I cannot affiliate either of these sayings; though I hold strongly with both. They must prepare us for a new term—the philological school of ethnology, the philological principle of classification, the philological test. The worst that can be said of this is that it was isolated. The philologists began work independently of the anatomists, and the anatomists independently of the philologists. And so, with one great exception, they have kept on.
Pigafetta, one of the circumnavigators with Magalhaens, was the first who collected specimens of the unlettered dialects of the countries that afforded opportunities.
The Abbé Hervas in the 17th century, published his Catalogue of Tongues, and Arithmetic of Nations, parts of a large and remarkable work, the Saggio del Universo. His data he collected by means of an almost unlimited correspondence with the Jesuit missionaries of the Propaganda.
The all-embracing mind of Leibnitz had not only applied itself to philology, but had clearly seen its bearing upon history. A paper on the Basque language is a sample of the ethnology of the inventor of Fluxions.
Reland wrote on the wide distribution of the Malay tongue; criticised certain vocabularies from the South-Sea Islands of Hoorn, Egmont, Ticopia (then called Cocos Island), and Solomon’s Archipelago, and gave publicity to a fact which even now is mysterious—the existence of Malay words in the language of Madagascar.
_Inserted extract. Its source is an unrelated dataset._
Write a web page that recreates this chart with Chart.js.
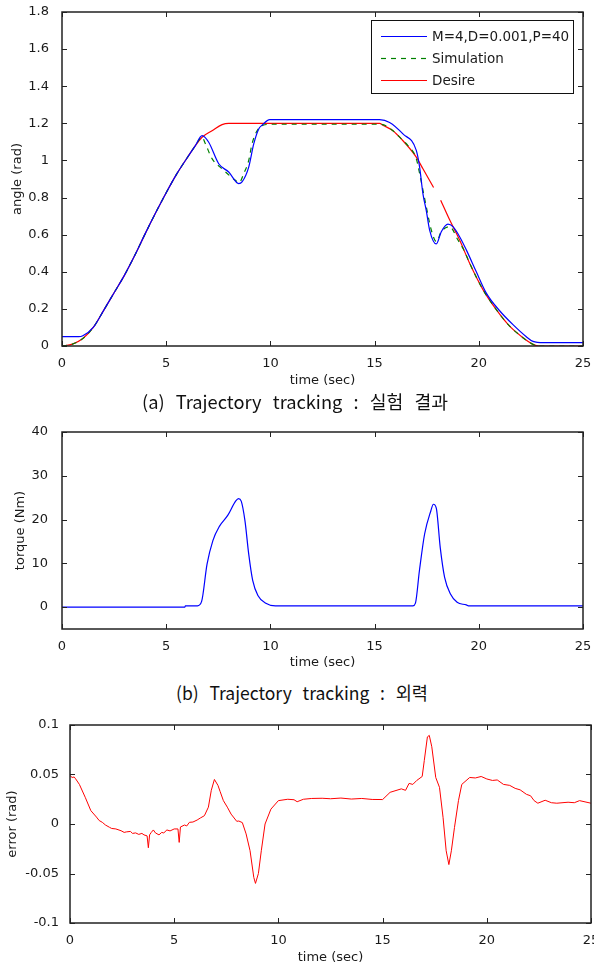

In 1801 Adelung’s Mithridates appeared, containing specimens of all the known languages of the world; a work as classical to the comparative philologist as Blackstone’s Commentaries are to the English lawyer. Vater’s Supplement (1821) is a supplement to Adelung; Jülg’s (1845) to Vater’s.
Klaproth’s is the other great classic in this department. His Asia Polyglotta and Sprachatlas give us the classification of all the families of Asia, according to the vocabularies representing their languages. Whether a comparison between their different grammars would do the same is doubtful; since it by no means follows that the evidence of the two coincides.
Klaproth and Adelung have the same prominence in philological that Buffon and Blumenbach have in zoological ethnology.
Blumenbach appreciated the philological method: but the first who combined the two was Dr. Prichard. His profession gave him the necessary physiology; and that he was a philologist amongst philologists is shown not only by numerous details scattered throughout his writings, but by his ‘Eastern Origin of the Celtic Nations’—the most definite and desiderated addition that has been made to ethnographical philology. I say nothing about the details of Dr. Prichard’s great work. Let those who doubt its value try to do without it.